Какое уж тут примирение, какая общая государственность и в чем могут согласиться люди, разделенные не правами собственности, а кровной обидой и родовой ненавистью? Это не значит, что Булгаков вставал на одну из этих сторон, но прямой участник Гражданской войны, которую не знал, не видел, а очень приблизительно сочинял и выдумывал Алексей Толстой в «Восемнадцатом годе» и в «Хмуром утре», Михаил Булгаков со своей социальной диагностикой осознавал непоправимую глубину того разлома, который прошел через русский народ, и понимал, что никакими словесными притирками и благими пожеланиями его не замажешь.
Сменовеховство было не про Булгакова, никаких выгод в утопическом, фальшивом кремлевском проекте, вскоре свернутом с той же непринужденностью, с какой он был запущен, не искал, и оттого сотрудничество с двусмысленной газетой тяжким грузом ложилось на его совесть. «Как заноза сидит все это сменовеховство (я при чем?)». Он предпочел бы войти в литературу иначе, но другого пути не было, и хотя Булгаков со многими сменовеховцами был дружен и вхож в их дома («Потехин жил где-то на Мясницкой, в Златоустьинском переулке. Жена у него была очень красивая, из купчих, он так и называл ее „купчиха“. Жена Ключникова была пианистка Доленга, и Булгаков часто провожал ее на концерты в качестве пажа… Он бывал в доме и у того, и у другого. Потехин устраивал дома вечеринки, танцевали, немного пили…» [142; 218] – вспоминала Т. Н. Лаппа), тем не менее в своем потаенном дневнике любимый автор главного редактора эмигрантско-совдеповского издания с горечью и пеплом признавал:
«Компания исключительной сволочи группируется вокруг „Накануне“. Могу себя поздравить, что я в их среде. О, мне очень туго придется впоследствии, когда нужно будет соскребать накопившуюся грязь со своего имени. Но одно могу сказать с чистым сердцем перед самим собой. Железная необходимость вынудила меня печататься в нем. Не будь „Нак<ануне>“, никогда бы не увидали света ни „Записки на манжетах“, ни многое другое, в чем я могу правдиво сказать литературное слово. Нужно было быть исключительным героем, чтобы молчать в течение четырех лет, молчать без надежды, что удастся открыть рот в будущем. Я, к сожалению, не герой».

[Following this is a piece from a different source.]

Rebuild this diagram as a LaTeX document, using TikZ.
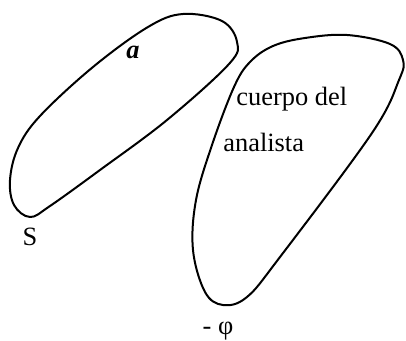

Тут что ни слово, то правда. Но она автохарактеризует Булгакова не как человека негероического, а как исключительно требовательного к себе и к людям, максималиста, даже чистюлю, которому судьба и велела и не давала уехать из грязной Москвы. Эта повышенная, доходящая до брезгливости литературная чистоплотность отличала героя нашего повествования не только от беспечного и литературно беспринципного «Алешки» Толстого, который компанию сменовеховской «исключительной сволочи» беззаботно возглавлял и кто единственный из нее смог уцелеть в 1930-е годы, но и от куда более почтенных в смысле творческого поведения героев отечественной словесности.